Stützpunkt- und Vertragshändlerfunktionen

Insbesondere bei Holzwerkstoffen werden momentan mehr und mehr Stützpunkt- oder Vertragshändler aufgebaut, die sich auf Produkte eines oder weniger ausgewählter Lieferanten beschränken. In Bezug auf Marketing, Preisgestaltung und Absatzgebiet werden hier bestimmte Spielregeln festgelegt. Dieses System der Vermarktung bietet - unabhängig von der wachsenden gegenseitigen Abhängigkeit - auch eine Menge Vorteile für die Beteiligten. Die Profilierung des Händlers vor Ort durch eine exklusive Marke und die Erzielung einer tendenziell höheren Marge sind die Hauptargumente für die Etablierung von Stützpunkt- oder Vertragshändlern. Darüber hinaus bietet die Konzentration auf wenige marktstarke und wachstumsorientierte Lieferanten eine gute Möglichkeit, den Weg vom Produzenten zum Endabnehmer zu beschleunigen und zu verbilligen.

Allerdings besteht für den Handel die Gefahr, dass er auf Funktionen reduziert wird, die dem Vertragslieferanten dienen und in dessen strategische Ausrichtung passen. Andere Dienstleistungen des Großhandels wie Angebots- und Preisgestaltung sowie Werbung und Vertrieb rücken möglicherweise in den Hintergrund - was zu einer einseitigen Abhängigkeit führt und dem gemeinsamen Ergebnis nicht zuträglich ist. Die Rolle des Holzgroßhandels als aktiver Mitgestalter ganzer Wertschöpfungsketten muss auch von der Holzindustrie akzeptiert werden.

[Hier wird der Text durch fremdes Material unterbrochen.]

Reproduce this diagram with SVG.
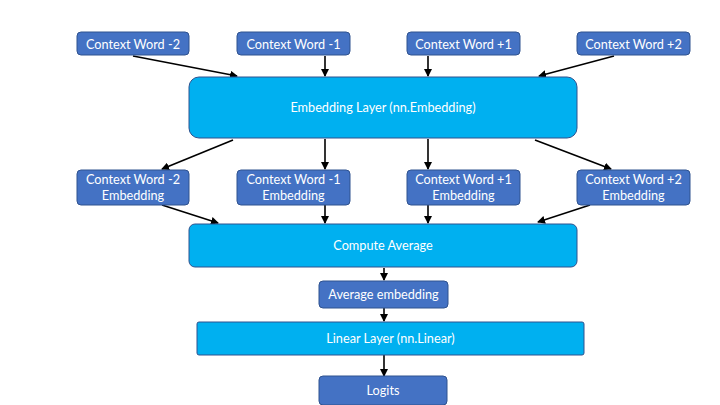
<svg xmlns="http://www.w3.org/2000/svg" width="720" height="405" viewBox="0 0 720 405">
<defs>
<marker id="ah" markerWidth="8" markerHeight="8" refX="7" refY="4" orient="auto" markerUnits="userSpaceOnUse">
<path d="M0,0 L8,4 L0,8 z" fill="#000"/>
</marker>
<style>
.w{fill:#4472C4;stroke:#2F528F;stroke-width:1}
.c{fill:#00B0F0;stroke:#2F528F;stroke-width:1}
text{font-family:Lato,"Open Sans","Liberation Sans",sans-serif;font-size:12.7px;fill:#fff;text-anchor:middle}
.e line{stroke:#000;stroke-width:1.6;marker-end:url(#ah)}
</style>
</defs>
<rect width="720" height="405" fill="#fff"/>
<g class="e" id="connectors">
<line x1="133" y1="56" x2="237" y2="76"/>
<line x1="325" y1="56" x2="325" y2="76"/>
<line x1="428" y1="56" x2="428" y2="76"/>
<line x1="614" y1="56" x2="539" y2="76"/>
<line x1="233" y1="140" x2="162" y2="169"/>
<line x1="325" y1="139" x2="325" y2="169"/>
<line x1="428" y1="139" x2="428" y2="169"/>
<line x1="535" y1="140" x2="611" y2="169"/>
<line x1="162" y1="205" x2="218" y2="223"/>
<line x1="325" y1="205" x2="325" y2="223"/>
<line x1="428" y1="205" x2="428" y2="223"/>
<line x1="590" y1="205" x2="538" y2="222"/>
<line x1="384" y1="268" x2="384" y2="280"/>
<line x1="384" y1="308" x2="384" y2="321"/>
<line x1="384" y1="355" x2="384" y2="376"/>
</g>
<g id="cw-2"><rect class="w" x="77" y="32" width="112" height="23" rx="4"/><text x="133" y="48.5">Context Word -2</text></g>
<g id="cw-1"><rect class="w" x="237" y="32" width="113" height="23" rx="4"/><text x="293.5" y="48.5">Context Word -1</text></g>
<g id="cw1"><rect class="w" x="407" y="32" width="113" height="23" rx="4"/><text x="463.5" y="48.5">Context Word +1</text></g>
<g id="cw2"><rect class="w" x="577" y="32" width="113" height="23" rx="4"/><text x="633.5" y="48.5">Context Word +2</text></g>
<g id="embLayer"><rect class="c" x="189" y="77" width="388" height="61" rx="10"/><text x="383" y="112">Embedding Layer (nn.Embedding)</text></g>
<g id="e-2"><rect class="w" x="77" y="170" width="112" height="35" rx="4"/><text x="133" y="184">Context Word -2</text><text x="133" y="200">Embedding</text></g>
<g id="e-1"><rect class="w" x="237" y="170" width="113" height="35" rx="4"/><text x="293.5" y="184">Context Word -1</text><text x="293.5" y="200">Embedding</text></g>
<g id="e1"><rect class="w" x="407" y="170" width="113" height="35" rx="4"/><text x="463.5" y="184">Context Word +1</text><text x="463.5" y="200">Embedding</text></g>
<g id="e2"><rect class="w" x="577" y="170" width="113" height="35" rx="4"/><text x="633.5" y="184">Context Word +2</text><text x="633.5" y="200">Embedding</text></g>
<g id="avg"><rect class="c" x="189" y="224" width="388" height="43" rx="6"/><text x="383" y="250">Compute Average</text></g>
<g id="avgEmb"><rect class="w" x="319" y="281" width="129" height="27" rx="4"/><text x="383.5" y="299">Average embedding</text></g>
<g id="linear"><rect class="c" x="197" y="322" width="387" height="33" rx="2"/><text x="390.5" y="343">Linear Layer (nn.Linear)</text></g>
<g id="logits"><rect class="w" x="319" y="376" width="128" height="29" rx="4"/><text x="383" y="395">Logits</text></g>
</svg>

Auf der anderen Seite muss der Großhandel sowohl für seine Abnehmer als auch für seine Lieferanten einen deutlich wahrnehmbaren Nutzen anbieten und genügend Mehrwert schaffen. Die Lieferantenverbindungen sind vom Holzgroßhandel genauso intensiv und sorgfältig aufzubauen und zu pflegen wie die Beziehungen zu den Abnehmern im Einzelhandel und verarbeitenden Gewerbe.